Very interesting! I have been playing with a processor design where ALU status flags are pre-register (i.e. registers are 33 bits, including the carry bit, plus an overflow flag), but I forgot to think how it could be applied to floating point and vectors!
Intel has their KNI instruction set with vector mask registers, but the idea of just integrating them with the registers themselves seems to work very well. Especially as pick itself is actally a 4-way choice. Each selection boolean can be 0, 1, None, or NaR.
I presume you have 6 status bits per 32 bits, which either gives you one NaR bit per byte (with “None” encoded as a type of NaR), or one NaR bit and 5 IEEE flags per 32-bit float.
(Um… or do ypu have 6 bits per half-precision?)
The question someone asked (youtube@35:20) about how you manage vector pick in the bypass system is definitely something I’d like a more detailed explanation of. For scalars, it’s obviously simple renaming. For vectors, do you rename each byte lane separately? Even if you did, the sources would eventally fill up the bypass registers abd break your “the are always enough output latches” assumption) and then what? Do you bypass in 0 cycles and realize in 1 cycle in parallel?
The other thing I wonder about is what happens if you feed incompatible data to an ALU, like a vector of bytes in one side and a vector of 32-bit words in the other? Fault, interpret as per operand 1, or what?
What happens if you widen a maximum-width scalar? Narrow a minimum-width?
Another question is whether scalar and vector widen share the same opcode? The talk stresses (@20:25) “there’s only one narrow op, and only one widen op” but having the number of results dropped on the belt (1 for scalar widen, 2 for vector) depend on the input metadata seems perverse.

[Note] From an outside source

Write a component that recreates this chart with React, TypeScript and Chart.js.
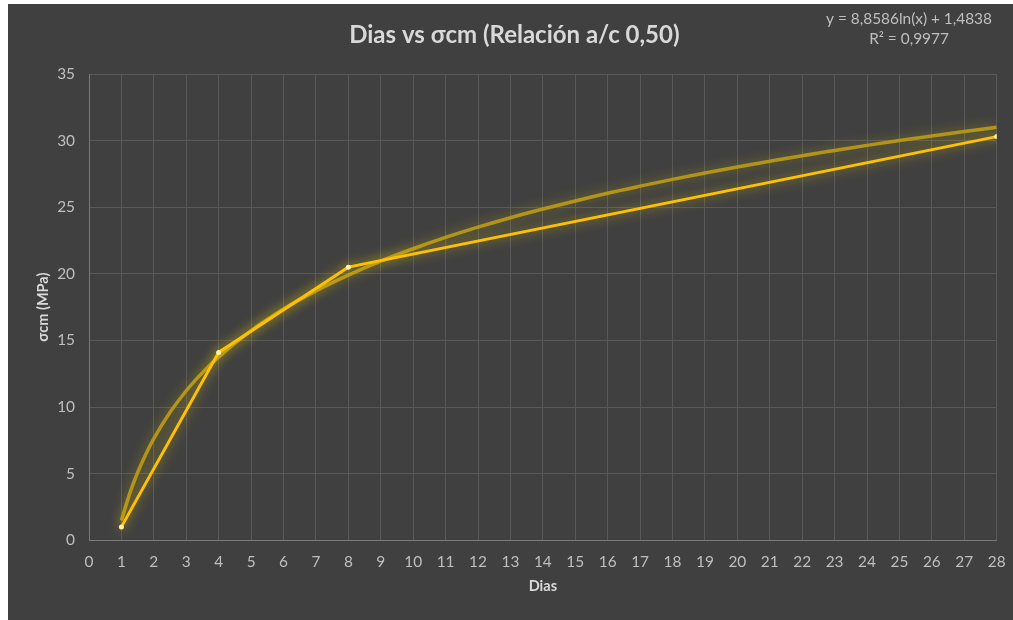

Can you do vector/scalar ops directly, or is there a required “broadcast” instruction? Pick seems to support vector/sclar operation; do others?
The 2-output smear seems like an unnecessary extra write port. I realize you don’t have regular register file write ports, but it’s still an extra bypass path.
Did you consider either of these two options:
1. doing away with smearx, and instead having a pickx operation which shifts the control word. The most significant part of the control word is not used by pickx and can be branched on to control the surrounding loop.
2. Having a smearx which rotates rather than shifts the vector, and a pick0 which ignores the lsbit of its control vector input. A branch can look at the lsbit of the control vector, which is ignored by pick0. (This is a little uglier, but might make 0-cycle pick easier to implement.)
I also note that the strcpy() is using unaligned loads. Have you considered having an “aligned partial load” that fills the unwanted leading bytes with None?
(BTW, bragging about how the Mill’s 5-cycle mispredict penalty is better than other chips’ 20-30 is specious. Those chips execute 2-3 instructions per cycle, so the penalty is ~60 instructions. The Mill’s slower clock means that the time delay is not much less, and it may easily be more instructions.)